There is a heavy dose of brand hypocrisy for the “Golden State” Warriors who called THE TOWN (Oakland) their home for nearly a half century — but who only paid homage to Oakland after they left the market…? Bad.
But the brilliance of the Golden State team name revealed itself over time:
• It avoided city rivalries within the Bay Area.
• It allowed the franchise to relocate within the region without rebranding again.
• It built a mythic, almost cinematic identity that scaled nationally.
When the dynasty years arrived — led by Stephen Curry, Klay Thompson, and Draymond Green — the “Golden State” name felt prophetic.
How Has the Rebrand Affected Their History?
The name created elasticity.
Unlike city-specific teams that become tethered to municipal politics, the Warriors operate under a statewide banner — a rare and powerful positioning tool in professional sports.
Today, “Golden State” reads less like a nickname and more like a platform brand.
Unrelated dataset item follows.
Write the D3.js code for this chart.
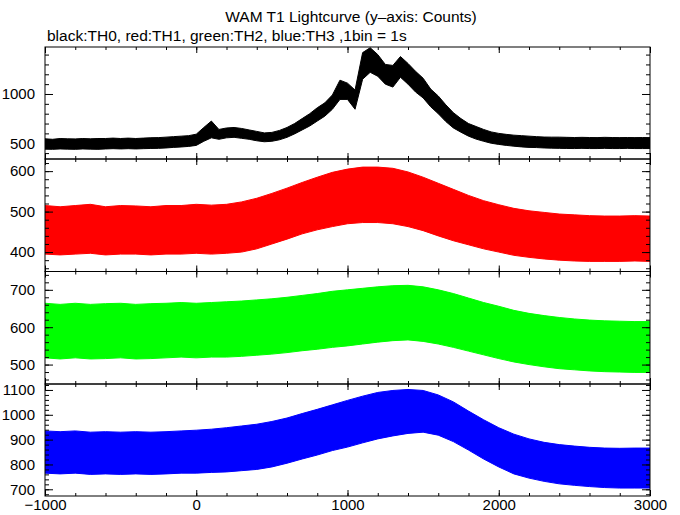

In hindsight, the 1971 decision mirrors what the Patriots did that same year.
When the city “Boston” became too small, they became New England.
When the city “San Francisco” became too small, they became Golden State.
Both moves turned geography into destiny. And both built dynasties on the back of a “marketing-themed” name that refused to remain small. -The End.
























The Warriors also went with the broad "Golden State" because they played some games all the way in San Diego, too.
For a year (1973-74), the Bullets were known as the Capital Bullets.
A bunch of teams, especially in the ABA (Virginia and Carolina), wanted to be a "regional" franchise, splitting home games among several cities in state to expand a footprint and attract a range of fans. It made sense as an idea, but flopped in reality. It was a pain for everyone to travel to "home" games, and usually a few of the home venues wouldn't draw many fans anyway.
That they never were called the Oakland Warriors was a travesty once they moved from the Cow Palace. There was the Kansas City - Omaha Kings which was a long name… from 1972-1975… yikes.